I write frequently in this space about ethnic cosmetic surgery because of my abiding interest in the topic. As a Filipino-American, I am mindful of the many ways that politics, culture, and shifting standards of beauty inform the various nonwhite patients who visit my Los Angeles facial plastic surgery offices. Recently this NYT story caught my eye: titled “In South Korea, Plastic Surgery Comes Out of the Closet,” the article details the many ways that cosmetic surgery has taken Korea by storm.
The statistics are remarkable:
Cosmetic surgery is not covered by national health insurance, making it difficult to determine the exact size of the industry. A survey last year by the Seoul city government found that 31.5 percent of residents 15 or older were willing to undergo surgery to improve their looks. In 2007 the percentage was 21.5.
In a 2009 survey by the market research firm Trend Monitor, one of every five women in Seoul between the ages of 19 and 49 said they had undergone plastic surgery.
The article goes on to detail the extraordinary fact that despite such widespread acceptance of cosmetic surgery, it was only recently that anyone felt comfortable talking about their own “work” in a public forum:
“It used to be all hush-hush when mothers brought their daughters in for a face-lift before taking them to match-makers,” said Dr. Park Sang-hoon, head of ID Hospital. “Now young women go plastic surgery shopping around here.”

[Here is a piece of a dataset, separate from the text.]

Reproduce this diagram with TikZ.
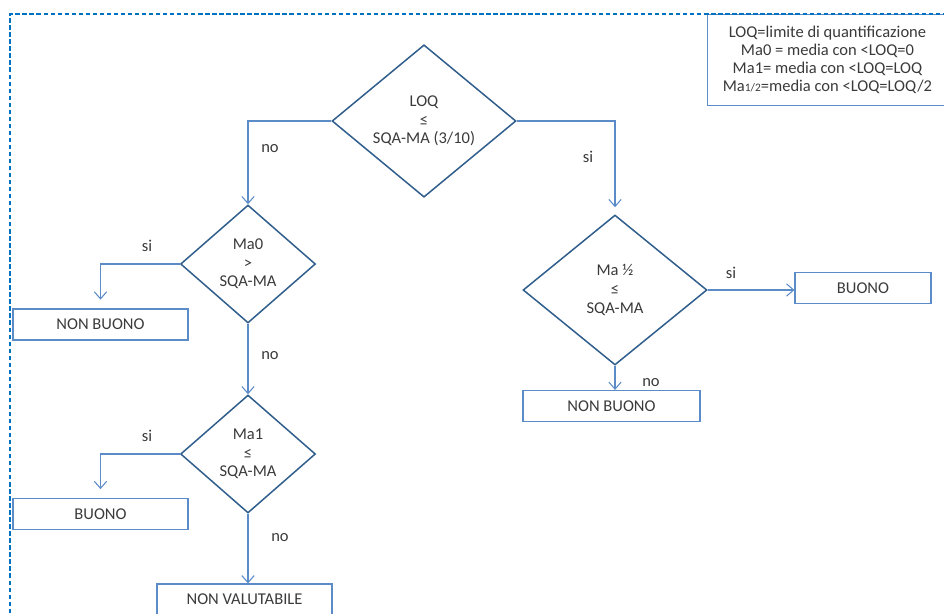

Now, reasonable people might disagree about whether this is a positive or a negative development. I am generally of the mind that cosmetic surgery is a personal decision, and that any stigma associated with enhancing your appearance should be replaced by understanding and acceptance. That said, these numbers do feel unusually high, even to an experienced Los Angeles cosmetic surgeon like me.